We go to check in, only to be told we are in another building all together. Sound dodgy? Anyhow, down a street and round the corner and we end up in a big room with a huge bathroom. That night we go out for scampi with freshly made spaghetti. The waitress says we are full here, but follow me……. Same as the accomodation, down the road, round the corner and into a delightful space with an awesome guitarist/singer. We didnt want to leave, so we ended up at midnight drinking lemon cello while the staff had dinner. Friends at the table arrived in Venice that day and had the same experience as us. No, you arent in this building. Come with me. They ended up in a beautiful flat.
We still had a ticket for the museam at St Marco square, so we decided to use it. There were some amazing pieces. Ive always liked the story of Icarus
But, then some pieces started to catch my eye.

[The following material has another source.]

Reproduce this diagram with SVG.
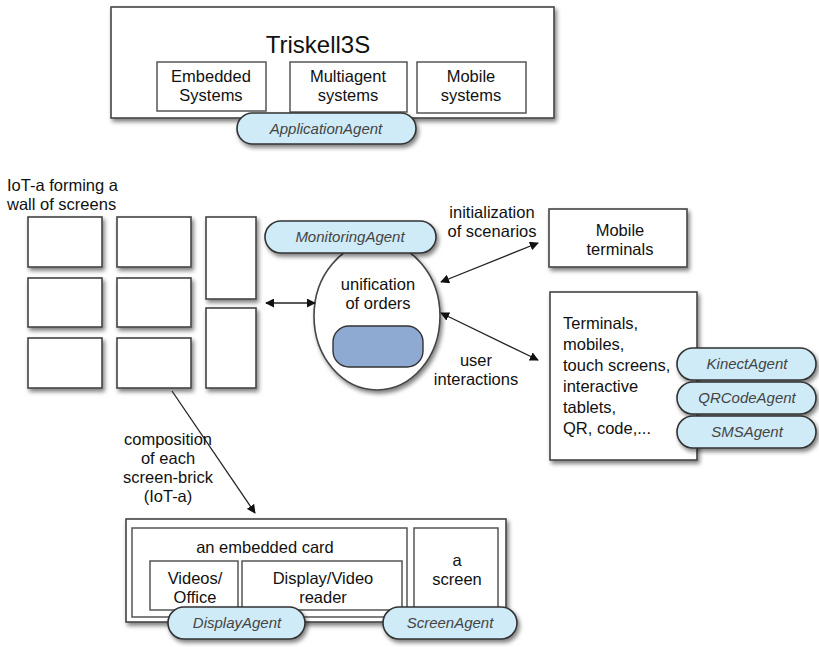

I think we should have a caption competition!!!!
Now, I dont pretend to know whats going on in these photos. But, I can make it up I reckon
Last two for the caption comp. It just gets weirder and weirder!!!!
Finally, its time to leave Venice and its surrounds. We catch a vaporetto (back in the day they were steamboats and were named for the steam coming out of them). Its a short, chaotic, confusing ride to the train station where we jump anorher of Italys fantastic trains for a 2 hour hop to Bologna. We have been to Bologna already on this trip. The end goal is to get to Tuscany, but why rush???? Bologna is part way, so we booked a room near the train station for the night.
Bologna has kilometers of these porticos. They are great! You are undercover but outdoors. Makes getting about in any weather pleasant.
So, Bologna is the home of Mortadella. Hmmmm. In the world of cold meats im not sure where I’d rank Mortadella. Anyhow, we go into the CBD and find Simoni Salumeria. We get the Grand Platter. Mortedella, Mortadella ( thats not a joke. Its a bit like the Monty Python spam breakfasts) prosciutto, salami and cheese. Our waiter explains theres the historical Mortadella and the modern style. They are different I decide. I dont know if what we get in Aus is imported or domestic in origin, but its identical to the modern Mortadella we are served (at about $22.50
a kilo). The older style has a slight braun like patchwork quilt look and is firmer and drier like prosciutto and sliced wafer thin.
I might have screwed up. This thing is the size of a huge pizza! Armed with a local Gewurztraminer and a Valpollicella red we soldier into it. Afterwards we attempt some sight seeing but decide to hibernate and sleep off the meat. By early afternoon we both asleep.